→ TO BE DONE
Give a verbatim copy of the lines below, minus the pictures.

→ MATERIAL PROVIDED
########

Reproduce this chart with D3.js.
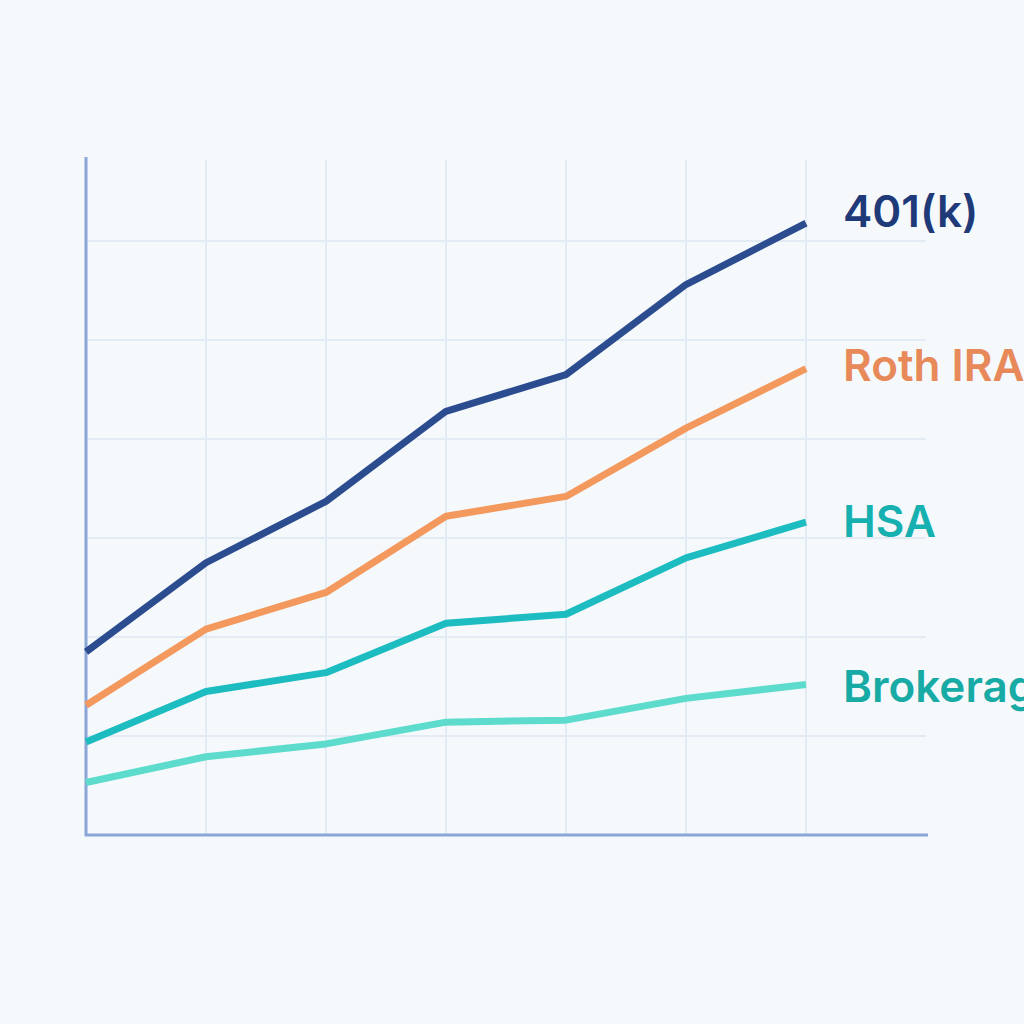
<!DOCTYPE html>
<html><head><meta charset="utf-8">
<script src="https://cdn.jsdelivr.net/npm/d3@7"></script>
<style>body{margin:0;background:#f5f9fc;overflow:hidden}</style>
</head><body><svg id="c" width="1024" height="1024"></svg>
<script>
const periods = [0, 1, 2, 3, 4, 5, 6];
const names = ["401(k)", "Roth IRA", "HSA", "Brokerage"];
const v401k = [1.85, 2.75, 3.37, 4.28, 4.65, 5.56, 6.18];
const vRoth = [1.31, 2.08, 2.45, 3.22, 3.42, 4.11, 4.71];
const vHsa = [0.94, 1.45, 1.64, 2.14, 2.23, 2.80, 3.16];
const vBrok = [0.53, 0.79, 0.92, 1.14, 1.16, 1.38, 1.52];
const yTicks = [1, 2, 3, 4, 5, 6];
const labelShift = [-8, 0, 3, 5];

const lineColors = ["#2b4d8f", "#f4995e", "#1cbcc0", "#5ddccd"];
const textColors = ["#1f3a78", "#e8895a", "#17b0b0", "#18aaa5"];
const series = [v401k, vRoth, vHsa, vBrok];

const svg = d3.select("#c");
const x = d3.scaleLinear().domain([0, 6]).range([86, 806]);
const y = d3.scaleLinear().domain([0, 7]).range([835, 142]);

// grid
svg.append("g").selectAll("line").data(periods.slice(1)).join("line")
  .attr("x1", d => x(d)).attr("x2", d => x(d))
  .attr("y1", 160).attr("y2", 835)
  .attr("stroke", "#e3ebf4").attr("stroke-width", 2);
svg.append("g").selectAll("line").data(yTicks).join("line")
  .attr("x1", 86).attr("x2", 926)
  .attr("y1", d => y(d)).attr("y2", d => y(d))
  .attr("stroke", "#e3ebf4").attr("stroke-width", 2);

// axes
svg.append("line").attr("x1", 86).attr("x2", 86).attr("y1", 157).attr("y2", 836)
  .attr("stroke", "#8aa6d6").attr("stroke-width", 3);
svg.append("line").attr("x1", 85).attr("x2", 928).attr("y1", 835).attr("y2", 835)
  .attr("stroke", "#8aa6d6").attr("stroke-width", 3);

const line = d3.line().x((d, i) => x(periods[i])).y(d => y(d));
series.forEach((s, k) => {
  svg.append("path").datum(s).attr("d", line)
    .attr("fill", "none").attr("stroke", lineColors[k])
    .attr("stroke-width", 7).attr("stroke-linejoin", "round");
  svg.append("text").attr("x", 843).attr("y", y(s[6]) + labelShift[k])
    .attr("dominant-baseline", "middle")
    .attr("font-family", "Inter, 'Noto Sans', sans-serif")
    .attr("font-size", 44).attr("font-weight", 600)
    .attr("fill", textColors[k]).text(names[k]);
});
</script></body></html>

########

→ EXERCISE ANSWER
Reproduce this chart with D3.js.
<!DOCTYPE html>
<html><head><meta charset="utf-8">
<script src="https://cdn.jsdelivr.net/npm/d3@7"></script>
<style>body{margin:0;background:#f5f9fc;overflow:hidden}</style>
</head><body><svg id="c" width="1024" height="1024"></svg>
<script>
const periods = [0, 1, 2, 3, 4, 5, 6];
const names = ["401(k)", "Roth IRA", "HSA", "Brokerage"];
const v401k = [1.85, 2.75, 3.37, 4.28, 4.65, 5.56, 6.18];
const vRoth = [1.31, 2.08, 2.45, 3.22, 3.42, 4.11, 4.71];
const vHsa = [0.94, 1.45, 1.64, 2.14, 2.23, 2.80, 3.16];
const vBrok = [0.53, 0.79, 0.92, 1.14, 1.16, 1.38, 1.52];
const yTicks = [1, 2, 3, 4, 5, 6];
const labelShift = [-8, 0, 3, 5];

const lineColors = ["#2b4d8f", "#f4995e", "#1cbcc0", "#5ddccd"];
const textColors = ["#1f3a78", "#e8895a", "#17b0b0", "#18aaa5"];
const series = [v401k, vRoth, vHsa, vBrok];

const svg = d3.select("#c");
const x = d3.scaleLinear().domain([0, 6]).range([86, 806]);
const y = d3.scaleLinear().domain([0, 7]).range([835, 142]);

// grid
svg.append("g").selectAll("line").data(periods.slice(1)).join("line")
  .attr("x1", d => x(d)).attr("x2", d => x(d))
  .attr("y1", 160).attr("y2", 835)
  .attr("stroke", "#e3ebf4").attr("stroke-width", 2);
svg.append("g").selectAll("line").data(yTicks).join("line")
  .attr("x1", 86).attr("x2", 926)
  .attr("y1", d => y(d)).attr("y2", d => y(d))
  .attr("stroke", "#e3ebf4").attr("stroke-width", 2);

// axes
svg.append("line").attr("x1", 86).attr("x2", 86).attr("y1", 157).attr("y2", 836)
  .attr("stroke", "#8aa6d6").attr("stroke-width", 3);
svg.append("line").attr("x1", 85).attr("x2", 928).attr("y1", 835).attr("y2", 835)
  .attr("stroke", "#8aa6d6").attr("stroke-width", 3);

const line = d3.line().x((d, i) => x(periods[i])).y(d => y(d));
series.forEach((s, k) => {
  svg.append("path").datum(s).attr("d", line)
    .attr("fill", "none").attr("stroke", lineColors[k])
    .attr("stroke-width", 7).attr("stroke-linejoin", "round");
  svg.append("text").attr("x", 843).attr("y", y(s[6]) + labelShift[k])
    .attr("dominant-baseline", "middle")
    .attr("font-family", "Inter, 'Noto Sans', sans-serif")
    .attr("font-size", 44).attr("font-weight", 600)
    .attr("fill", textColors[k]).text(names[k]);
});
</script></body></html>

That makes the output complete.